The request
Leaving out the pictures, retype the lines from the beginning of the listing through the line containing "Chart.register(...registerables);".
---*---
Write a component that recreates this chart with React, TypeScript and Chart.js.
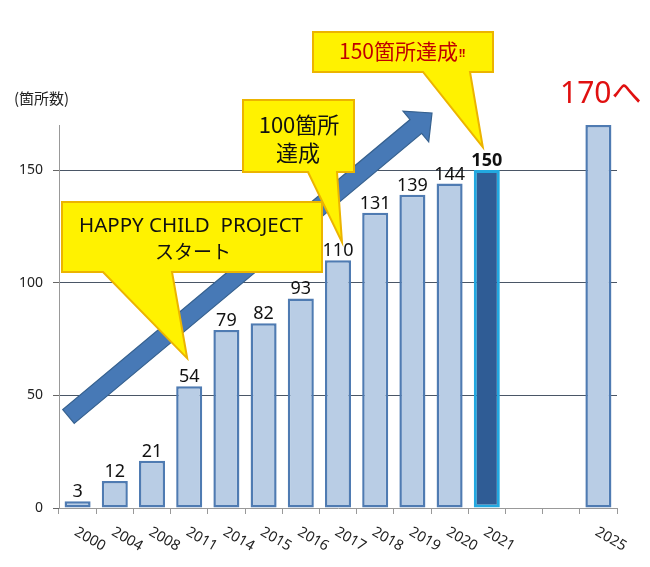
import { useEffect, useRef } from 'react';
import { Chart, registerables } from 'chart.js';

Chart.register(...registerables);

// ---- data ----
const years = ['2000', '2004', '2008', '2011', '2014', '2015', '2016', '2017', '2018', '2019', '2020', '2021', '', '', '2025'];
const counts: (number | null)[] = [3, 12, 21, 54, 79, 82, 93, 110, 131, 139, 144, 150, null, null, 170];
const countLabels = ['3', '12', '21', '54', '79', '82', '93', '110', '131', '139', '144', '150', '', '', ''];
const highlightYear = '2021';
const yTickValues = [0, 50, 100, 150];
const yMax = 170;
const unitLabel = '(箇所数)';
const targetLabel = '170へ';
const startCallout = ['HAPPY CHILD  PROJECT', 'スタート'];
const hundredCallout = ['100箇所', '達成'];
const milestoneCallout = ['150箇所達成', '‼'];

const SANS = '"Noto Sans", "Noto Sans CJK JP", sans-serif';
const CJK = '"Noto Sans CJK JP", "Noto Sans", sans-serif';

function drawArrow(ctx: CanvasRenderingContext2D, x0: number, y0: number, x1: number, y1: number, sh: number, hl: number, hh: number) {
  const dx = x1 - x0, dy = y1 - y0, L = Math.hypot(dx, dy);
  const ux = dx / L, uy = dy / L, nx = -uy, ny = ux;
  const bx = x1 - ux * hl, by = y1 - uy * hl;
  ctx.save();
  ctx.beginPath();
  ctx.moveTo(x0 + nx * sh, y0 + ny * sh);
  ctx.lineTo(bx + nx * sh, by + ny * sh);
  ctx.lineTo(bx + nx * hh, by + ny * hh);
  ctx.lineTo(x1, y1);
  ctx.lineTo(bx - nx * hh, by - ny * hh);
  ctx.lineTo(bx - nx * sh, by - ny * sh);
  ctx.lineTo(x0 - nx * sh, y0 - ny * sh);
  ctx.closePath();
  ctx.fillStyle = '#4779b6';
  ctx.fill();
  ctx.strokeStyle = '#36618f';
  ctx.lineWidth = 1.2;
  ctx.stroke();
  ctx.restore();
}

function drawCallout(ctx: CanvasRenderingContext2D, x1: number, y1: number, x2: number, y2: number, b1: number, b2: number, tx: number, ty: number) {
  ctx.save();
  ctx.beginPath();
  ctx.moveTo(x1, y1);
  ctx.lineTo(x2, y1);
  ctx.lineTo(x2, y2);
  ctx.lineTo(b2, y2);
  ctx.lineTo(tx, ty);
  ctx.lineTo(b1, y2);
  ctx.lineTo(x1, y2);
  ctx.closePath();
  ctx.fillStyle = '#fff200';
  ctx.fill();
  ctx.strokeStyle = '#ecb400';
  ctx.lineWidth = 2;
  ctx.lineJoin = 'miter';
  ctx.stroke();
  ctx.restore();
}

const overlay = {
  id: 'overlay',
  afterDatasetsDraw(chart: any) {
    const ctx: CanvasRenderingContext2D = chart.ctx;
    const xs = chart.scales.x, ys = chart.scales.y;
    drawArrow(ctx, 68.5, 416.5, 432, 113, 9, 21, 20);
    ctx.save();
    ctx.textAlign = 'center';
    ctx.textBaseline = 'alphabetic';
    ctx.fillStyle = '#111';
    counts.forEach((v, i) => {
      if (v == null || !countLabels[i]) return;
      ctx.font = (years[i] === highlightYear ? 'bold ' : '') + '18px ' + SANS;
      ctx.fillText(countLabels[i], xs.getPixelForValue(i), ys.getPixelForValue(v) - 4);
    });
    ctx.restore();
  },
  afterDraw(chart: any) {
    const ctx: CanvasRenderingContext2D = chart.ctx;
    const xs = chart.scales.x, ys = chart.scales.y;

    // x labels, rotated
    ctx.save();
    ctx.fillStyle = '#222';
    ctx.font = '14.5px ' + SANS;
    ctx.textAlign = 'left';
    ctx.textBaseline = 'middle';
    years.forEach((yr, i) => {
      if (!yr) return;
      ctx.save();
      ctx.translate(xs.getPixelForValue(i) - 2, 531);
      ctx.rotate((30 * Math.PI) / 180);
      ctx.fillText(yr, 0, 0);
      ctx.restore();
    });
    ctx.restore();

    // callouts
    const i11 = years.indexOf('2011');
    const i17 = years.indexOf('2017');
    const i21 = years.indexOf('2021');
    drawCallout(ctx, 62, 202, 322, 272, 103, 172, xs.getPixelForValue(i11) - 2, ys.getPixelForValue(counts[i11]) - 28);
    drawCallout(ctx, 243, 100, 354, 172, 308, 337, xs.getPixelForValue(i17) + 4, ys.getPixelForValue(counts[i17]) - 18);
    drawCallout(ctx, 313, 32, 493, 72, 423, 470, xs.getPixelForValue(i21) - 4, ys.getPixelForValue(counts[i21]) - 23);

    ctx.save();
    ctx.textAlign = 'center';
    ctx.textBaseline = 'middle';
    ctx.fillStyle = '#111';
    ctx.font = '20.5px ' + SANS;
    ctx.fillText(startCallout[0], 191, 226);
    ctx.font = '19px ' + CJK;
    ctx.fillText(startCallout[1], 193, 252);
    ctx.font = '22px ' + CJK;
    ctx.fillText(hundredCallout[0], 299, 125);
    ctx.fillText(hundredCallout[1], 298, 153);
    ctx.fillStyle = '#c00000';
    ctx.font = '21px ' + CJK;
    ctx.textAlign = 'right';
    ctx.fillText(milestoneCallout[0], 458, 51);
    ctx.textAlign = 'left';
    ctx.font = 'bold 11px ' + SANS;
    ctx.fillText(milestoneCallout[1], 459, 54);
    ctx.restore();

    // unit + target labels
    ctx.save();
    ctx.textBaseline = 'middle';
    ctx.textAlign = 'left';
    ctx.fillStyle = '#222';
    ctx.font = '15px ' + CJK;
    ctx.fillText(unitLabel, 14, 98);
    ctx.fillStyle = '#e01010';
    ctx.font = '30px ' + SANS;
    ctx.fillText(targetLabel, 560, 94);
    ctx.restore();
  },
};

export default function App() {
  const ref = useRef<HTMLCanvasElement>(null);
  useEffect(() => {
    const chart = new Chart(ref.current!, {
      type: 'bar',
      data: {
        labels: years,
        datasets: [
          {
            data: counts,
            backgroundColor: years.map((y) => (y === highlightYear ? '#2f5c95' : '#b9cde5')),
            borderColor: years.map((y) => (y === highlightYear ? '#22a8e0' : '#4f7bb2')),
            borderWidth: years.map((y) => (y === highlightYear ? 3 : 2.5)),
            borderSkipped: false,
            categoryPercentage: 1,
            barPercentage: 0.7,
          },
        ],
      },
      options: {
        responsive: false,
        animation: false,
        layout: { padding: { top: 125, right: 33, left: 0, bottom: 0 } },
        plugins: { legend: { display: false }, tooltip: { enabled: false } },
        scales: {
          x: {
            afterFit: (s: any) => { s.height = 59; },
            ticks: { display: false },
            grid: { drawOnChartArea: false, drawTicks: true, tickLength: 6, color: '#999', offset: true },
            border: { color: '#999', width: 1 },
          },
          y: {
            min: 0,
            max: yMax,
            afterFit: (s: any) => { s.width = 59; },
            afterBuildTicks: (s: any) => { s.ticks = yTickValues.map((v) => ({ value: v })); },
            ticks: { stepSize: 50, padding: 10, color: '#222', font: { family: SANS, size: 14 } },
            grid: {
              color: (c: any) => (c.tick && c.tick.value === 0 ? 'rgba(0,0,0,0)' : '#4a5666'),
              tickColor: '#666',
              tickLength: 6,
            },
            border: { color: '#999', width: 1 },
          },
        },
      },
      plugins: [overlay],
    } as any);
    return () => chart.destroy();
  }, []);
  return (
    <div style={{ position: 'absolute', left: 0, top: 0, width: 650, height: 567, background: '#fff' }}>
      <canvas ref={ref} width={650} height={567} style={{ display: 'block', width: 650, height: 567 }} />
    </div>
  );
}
---*---
Task result
Write a component that recreates this chart with React, TypeScript and Chart.js.
import { useEffect, useRef } from 'react';
import { Chart, registerables } from 'chart.js';

Chart.register(...registerables);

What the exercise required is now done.